Yoni Molad - The concept of the Situation in Guy Debord's 'Society of the Spectacle'
Thea Potter - Les Cadres: from Revolution to Evolution
Sergio Mariscal - On Other '68s: Prague, Berlin and Mexico City
Session 2
1:00 – 2:30 pm
Stefan Siemsen - Intellectual Labour - Then and Now
James Field - Beyond the Barricades
Michael Ashcroft - Althusser and 1968
Afternoon Tea
2:30 – 3:00 pm
Roundtable discussion
3:00 – 4:00 pm
Moderated by Dr. John Cash
Afterword
Professor Ghassan Hage - Closing Remarks: The Meanings of 1968
Abstract/invitation/summary/prelude/outline/intentions
May ’68 stands as a loadstone to the imagination. With forty years hindsight interpretations of the significance of the events, the demands, the causes and consequences continue to provoke debate and the taking up of positions not only on the past but also on our current situation. Beyond the question of what ’68 was, taking a standpoint on ’68 entails the engagement with the content of ideology, practice and social change and its continuity or discontinuity with the present.
The events of ’68 were formative for a generation of French intellectuals that have become canonical. The responses of theorists and philosophers who observed and participated in the events of ‘68 acted (and still act) as a litmus test of their political positions. But ‘68 should not be seen only as a battle of intellectuals, particularly since the events were perhaps unprecedented to many of the thinkers that we associate with that time, challenging and provoking them to rethink positions towards both capitalist and socialist modernity.

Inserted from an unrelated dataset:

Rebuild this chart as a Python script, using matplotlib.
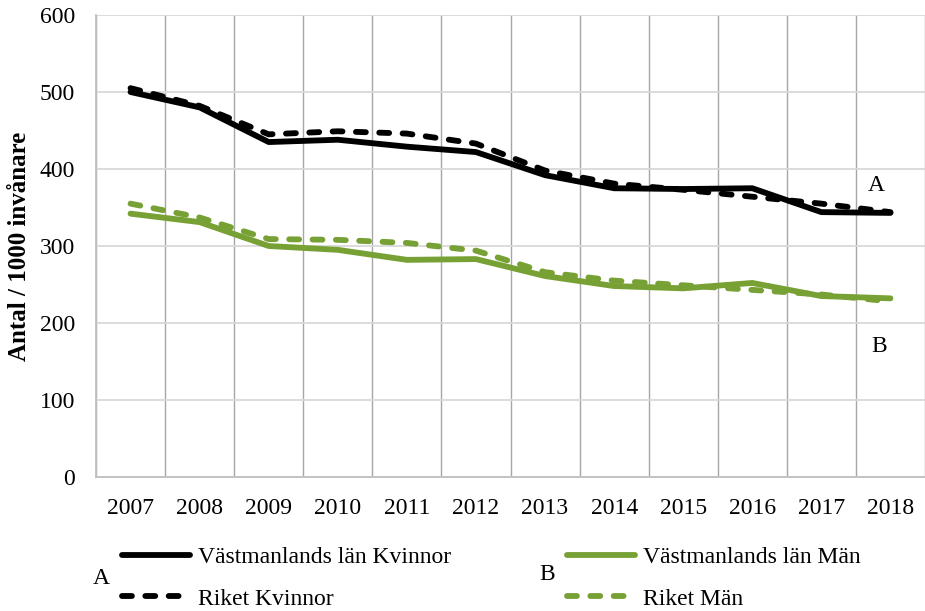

And the social action of ’68 was not confined only to France or to a student uprising. In the Americas as much as in Europe movements contested the legitimacy of social life, of domination political and economic, of the ubiquity of state violence and the one dimensionality of work.
The intention of this symposium is to gather together for a day of presentations and discussion on the social, cultural and philosophical legacy of May ’68, to examine the debates around what happened, but also what was demanded, what were the causes, and what is the legacy of a failed revolution or a cultural watershed or a social movement.